To understand how to use this package a basic understanding of iRODS is needed. The short version to remember is: each iRODS system is a ‘zone’, in these zones data collections exists and each data collection contains many data objects. Each data object contains meta data in so called Attribute-Value-Unit (AVU) tripples. There is a longer version but that’s beyond the scope of this vignette, please see the iRODS documentation.

Zones

A Zone is an independent iRODS system which contains the data catalog and one or more iRODS servers. While an iRODS implementation can contain multiple zones, in this vignette we assume a single zone implementation.

Collections

A Zone can contain on or more collections and each collection can contain one more sub collections. Collections are a way to store data in a hierarchical structure like directories or folders.
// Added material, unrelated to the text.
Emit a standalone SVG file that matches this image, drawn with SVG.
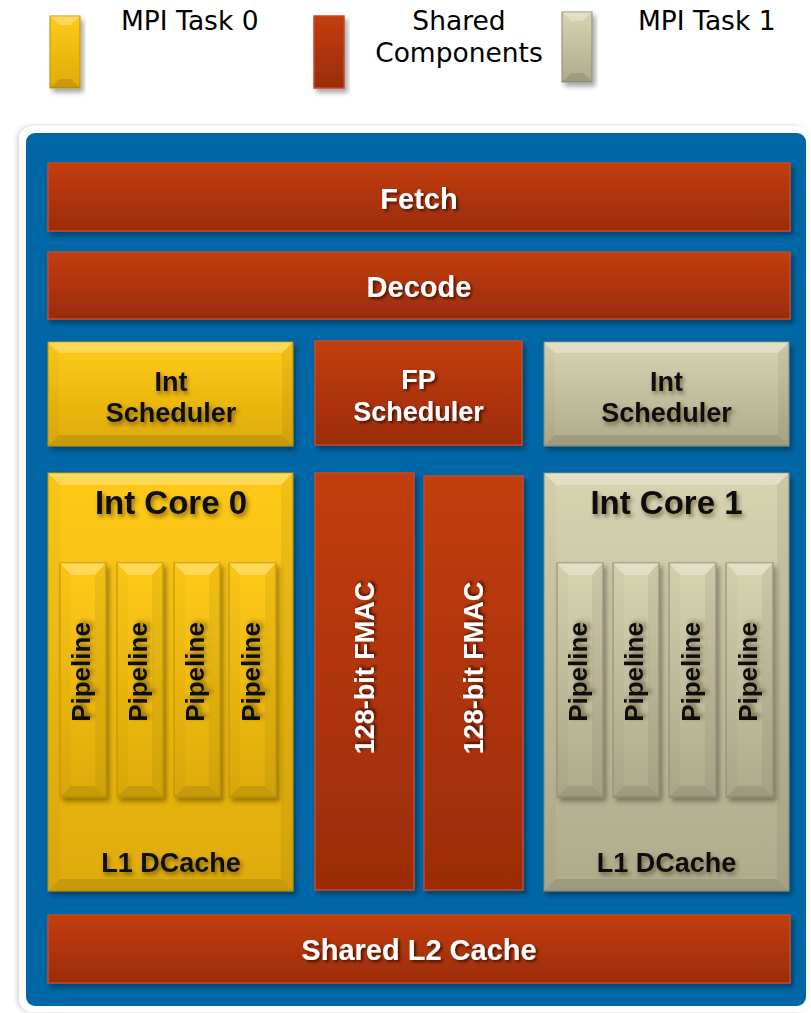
<svg xmlns="http://www.w3.org/2000/svg" width="811" height="1013" viewBox="0 0 811 1013">
  <defs>
    <linearGradient id="gRed" x1="0" y1="0" x2="0" y2="1">
      <stop offset="0" stop-color="#C33D0C"/>
      <stop offset="1" stop-color="#9B2C06"/>
    </linearGradient>
    <linearGradient id="gYel" x1="0" y1="0" x2="0" y2="1">
      <stop offset="0" stop-color="#FFCA16"/>
      <stop offset="1" stop-color="#DEAB0C"/>
    </linearGradient>
    <linearGradient id="gBei" x1="0" y1="0" x2="0" y2="1">
      <stop offset="0" stop-color="#D7D4B2"/>
      <stop offset="1" stop-color="#AEAB8C"/>
    </linearGradient>
    <filter id="boxShadow" x="-10%" y="-10%" width="130%" height="130%">
      <feDropShadow dx="3" dy="4" stdDeviation="2.5" flood-color="#000" flood-opacity="0.35"/>
    </filter>
    <filter id="frameShadow" x="-5%" y="-5%" width="110%" height="110%">
      <feDropShadow dx="-2" dy="0" stdDeviation="2.5" flood-color="#000" flood-opacity="0.18"/>
    </filter>
    <filter id="txtShadow" x="-20%" y="-30%" width="140%" height="160%">
      <feDropShadow dx="2" dy="2" stdDeviation="1.5" flood-color="#000" flood-opacity="0.6"/>
    </filter>
    <filter id="txtShadowDark" x="-20%" y="-30%" width="140%" height="160%">
      <feDropShadow dx="2" dy="3" stdDeviation="2" flood-color="#3a2a00" flood-opacity="0.55"/>
    </filter>
  </defs>
  <style>
    .red { fill: url(#gRed); stroke: #C24B2C; stroke-width: 1.5; }
    .yel { fill: url(#gYel); stroke: #C09300; stroke-width: 1; }
    .bei { fill: url(#gBei); stroke: #8F8C70; stroke-width: 1; }
    .hi { fill: #fff; opacity: 0.28; }
    .lo { fill: #000; opacity: 0.10; }
    .side { fill: #000; opacity: 0.025; }
    .sideR { fill: #000; opacity: 0.055; }
    .lbl { font-family: "Liberation Sans", Arial, sans-serif; font-weight: bold; text-anchor: middle; }
    .w { fill: #fff; filter: url(#txtShadow); }
    .k { fill: #111; filter: url(#txtShadowDark); }
    .legend { font-family: "DejaVu Sans", Verdana, sans-serif; font-size: 26.5px; fill: #000; }
  </style>

  <!-- legend -->
  <g id="legend">
    <g id="legend-task0">
      <rect class="yel" x="50" y="16" width="30" height="72" filter="url(#boxShadow)"/>
      <polygon class="hi" points="50,16 80,16 71,25 59,25"/>
      <polygon class="lo" points="50,88 80,88 71,79 59,79"/>
      <text class="legend" x="121" y="30">MPI Task 0</text>
    </g>
    <g id="legend-shared">
      <rect class="red" x="314" y="16" width="30" height="72" filter="url(#boxShadow)"/>
      <text class="legend" x="459" y="30" text-anchor="middle">Shared</text>
      <text class="legend" x="459" y="62" text-anchor="middle">Components</text>
    </g>
    <g id="legend-task1">
      <rect class="bei" x="562" y="12" width="30" height="70" filter="url(#boxShadow)"/>
      <polygon class="hi" points="562,12 592,12 583,21 571,21"/>
      <polygon class="lo" points="562,82 592,82 583,73 571,73"/>
      <text class="legend" x="638" y="30">MPI Task 1</text>
    </g>
  </g>

  <!-- chip outline -->
  <g id="chip">
    <rect x="19" y="126" width="791" height="886" rx="14" fill="#fff" filter="url(#frameShadow)"/>
    <rect x="26" y="133" width="780" height="873" rx="9" fill="#0067A7"/>
  </g>

  <!-- shared front end -->
  <g id="fetch">
    <rect class="red" x="48" y="163" width="742" height="68" filter="url(#boxShadow)"/>
    <text class="lbl w" x="419" y="209" font-size="29">Fetch</text>
  </g>
  <g id="decode">
    <rect class="red" x="48" y="252" width="742" height="67" filter="url(#boxShadow)"/>
    <text class="lbl w" x="419" y="297" font-size="29">Decode</text>
  </g>

  <!-- schedulers -->
  <g id="int-scheduler-0">
    <rect class="yel" x="48" y="342" width="245" height="104" filter="url(#boxShadow)"/>
    <polygon class="hi" points="48,342 293,342 282,353 59,353"/>
    <polygon class="lo" points="48,446 293,446 282,435 59,435"/>
    <polygon class="side" points="48,342 59,353 59,435 48,446"/>
    <polygon class="sideR" points="293,342 282,353 282,435 293,446"/>
    <text class="lbl k" x="171" y="391" font-size="27">Int</text>
    <text class="lbl k" x="171" y="422" font-size="27">Scheduler</text>
  </g>
  <g id="fp-scheduler">
    <rect class="red" x="315" y="341" width="207" height="104" filter="url(#boxShadow)"/>
    <text class="lbl w" x="418.5" y="389" font-size="27">FP</text>
    <text class="lbl w" x="418.5" y="421" font-size="27">Scheduler</text>
  </g>
  <g id="int-scheduler-1">
    <rect class="bei" x="544" y="342" width="245" height="104" filter="url(#boxShadow)"/>
    <polygon class="hi" points="544,342 789,342 778,353 555,353"/>
    <polygon class="lo" points="544,446 789,446 778,435 555,435"/>
    <polygon class="side" points="544,342 555,353 555,435 544,446"/>
    <polygon class="sideR" points="789,342 778,353 778,435 789,446"/>
    <text class="lbl k" x="666.5" y="391" font-size="27">Int</text>
    <text class="lbl k" x="666.5" y="422" font-size="27">Scheduler</text>
  </g>

  <!-- integer core 0 -->
  <g id="int-core-0">
    <rect class="yel" x="48" y="473" width="245" height="418" filter="url(#boxShadow)"/>
    <polygon class="hi" points="48,473 293,473 281,485 60,485"/>
    <polygon class="lo" points="48,891 293,891 281,879 60,879"/>
    <polygon class="side" points="48,473 60,485 60,879 48,891"/>
    <polygon class="sideR" points="293,473 281,485 281,879 293,891"/>
    <text class="lbl k" x="171" y="514" font-size="33">Int Core 0</text>
    <text class="lbl k" x="171" y="872" font-size="27">L1 DCache</text>
  </g>
  <g id="pipeline-0-0">
    <rect class="yel" x="60" y="563" width="46" height="234" filter="url(#boxShadow)"/>
    <polygon class="hi" points="60,563 106,563 95,575 71,575"/>
    <polygon class="lo" points="60,797 106,797 95,786 71,786"/>
    <polygon class="side" points="60,563 71,575 71,786 60,797"/>
    <polygon class="sideR" points="106,563 95,575 95,786 106,797"/>
    <text class="lbl k" font-size="26" transform="translate(90,672) rotate(-90)">Pipeline</text>
  </g>
  <g id="pipeline-0-1">
    <rect class="yel" x="117" y="563" width="46" height="234" filter="url(#boxShadow)"/>
    <polygon class="hi" points="117,563 163,563 152,575 128,575"/>
    <polygon class="lo" points="117,797 163,797 152,786 128,786"/>
    <polygon class="side" points="117,563 128,575 128,786 117,797"/>
    <polygon class="sideR" points="163,563 152,575 152,786 163,797"/>
    <text class="lbl k" font-size="26" transform="translate(147,672) rotate(-90)">Pipeline</text>
  </g>
  <g id="pipeline-0-2">
    <rect class="yel" x="174" y="563" width="46" height="234" filter="url(#boxShadow)"/>
    <polygon class="hi" points="174,563 220,563 209,575 185,575"/>
    <polygon class="lo" points="174,797 220,797 209,786 185,786"/>
    <polygon class="side" points="174,563 185,575 185,786 174,797"/>
    <polygon class="sideR" points="220,563 209,575 209,786 220,797"/>
    <text class="lbl k" font-size="26" transform="translate(204,672) rotate(-90)">Pipeline</text>
  </g>
  <g id="pipeline-0-3">
    <rect class="yel" x="229" y="563" width="47" height="234" filter="url(#boxShadow)"/>
    <polygon class="hi" points="229,563 276,563 265,575 240,575"/>
    <polygon class="lo" points="229,797 276,797 265,786 240,786"/>
    <polygon class="side" points="229,563 240,575 240,786 229,797"/>
    <polygon class="sideR" points="276,563 265,575 265,786 276,797"/>
    <text class="lbl k" font-size="26" transform="translate(260,672) rotate(-90)">Pipeline</text>
  </g>

  <!-- floating point units -->
  <g id="fmac-0">
    <rect class="red" x="315" y="473" width="99" height="417" filter="url(#boxShadow)"/>
    <text class="lbl w" font-size="27" transform="translate(374,668) rotate(-90)">128-bit FMAC</text>
  </g>
  <g id="fmac-1">
    <rect class="red" x="424" y="476" width="99" height="414" filter="url(#boxShadow)"/>
    <text class="lbl w" font-size="27" transform="translate(483,668) rotate(-90)">128-bit FMAC</text>
  </g>

  <!-- integer core 1 -->
  <g id="int-core-1">
    <rect class="bei" x="544" y="473" width="245" height="418" filter="url(#boxShadow)"/>
    <polygon class="hi" points="544,473 789,473 777,485 556,485"/>
    <polygon class="lo" points="544,891 789,891 777,879 556,879"/>
    <polygon class="side" points="544,473 556,485 556,879 544,891"/>
    <polygon class="sideR" points="789,473 777,485 777,879 789,891"/>
    <text class="lbl k" x="666.5" y="514" font-size="33">Int Core 1</text>
    <text class="lbl k" x="666.5" y="872" font-size="27">L1 DCache</text>
  </g>
  <g id="pipeline-1-0">
    <rect class="bei" x="557" y="563" width="46" height="234" filter="url(#boxShadow)"/>
    <polygon class="hi" points="557,563 603,563 592,575 568,575"/>
    <polygon class="lo" points="557,797 603,797 592,786 568,786"/>
    <polygon class="side" points="557,563 568,575 568,786 557,797"/>
    <polygon class="sideR" points="603,563 592,575 592,786 603,797"/>
    <text class="lbl k" font-size="26" transform="translate(587,672) rotate(-90)">Pipeline</text>
  </g>
  <g id="pipeline-1-1">
    <rect class="bei" x="613" y="563" width="46" height="234" filter="url(#boxShadow)"/>
    <polygon class="hi" points="613,563 659,563 648,575 624,575"/>
    <polygon class="lo" points="613,797 659,797 648,786 624,786"/>
    <polygon class="side" points="613,563 624,575 624,786 613,797"/>
    <polygon class="sideR" points="659,563 648,575 648,786 659,797"/>
    <text class="lbl k" font-size="26" transform="translate(643,672) rotate(-90)">Pipeline</text>
  </g>
  <g id="pipeline-1-2">
    <rect class="bei" x="669" y="563" width="47" height="234" filter="url(#boxShadow)"/>
    <polygon class="hi" points="669,563 716,563 705,575 680,575"/>
    <polygon class="lo" points="669,797 716,797 705,786 680,786"/>
    <polygon class="side" points="669,563 680,575 680,786 669,797"/>
    <polygon class="sideR" points="716,563 705,575 705,786 716,797"/>
    <text class="lbl k" font-size="26" transform="translate(700,672) rotate(-90)">Pipeline</text>
  </g>
  <g id="pipeline-1-3">
    <rect class="bei" x="726" y="563" width="47" height="234" filter="url(#boxShadow)"/>
    <polygon class="hi" points="726,563 773,563 762,575 737,575"/>
    <polygon class="lo" points="726,797 773,797 762,786 737,786"/>
    <polygon class="side" points="726,563 737,575 737,786 726,797"/>
    <polygon class="sideR" points="773,563 762,575 762,786 773,797"/>
    <text class="lbl k" font-size="26" transform="translate(757,672) rotate(-90)">Pipeline</text>
  </g>

  <!-- shared L2 -->
  <g id="shared-l2">
    <rect class="red" x="48" y="915" width="742" height="68" filter="url(#boxShadow)"/>
    <text class="lbl w" x="419" y="960" font-size="29">Shared L2 Cache</text>
  </g>

  <!-- no connectors in this block diagram -->
  <g id="connectors"/>
</svg>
This package uses a default collection, which you must set manually. If you manipulate (store/retrieve etc) your data objects, it is assumed that they exists in your default collection, unless you provide a specific collection in the function arguments.

Data objects

A Collection can contain multiple data objects, like files in a folder or directory. Although somewhat different, a data object can be considered as a normal file.

Meta data

Meta data is stored in AVU tripples. Many objects in iRODS, like users, collections, or resources can contain meta data but this package only considers meta data associated with data objects.

AVU triples must contain an attribute and value, unit is optional. Within iRODS it is possible to search and query data objects based on their values in the AVU triples. These search options are not yet implemented in this package.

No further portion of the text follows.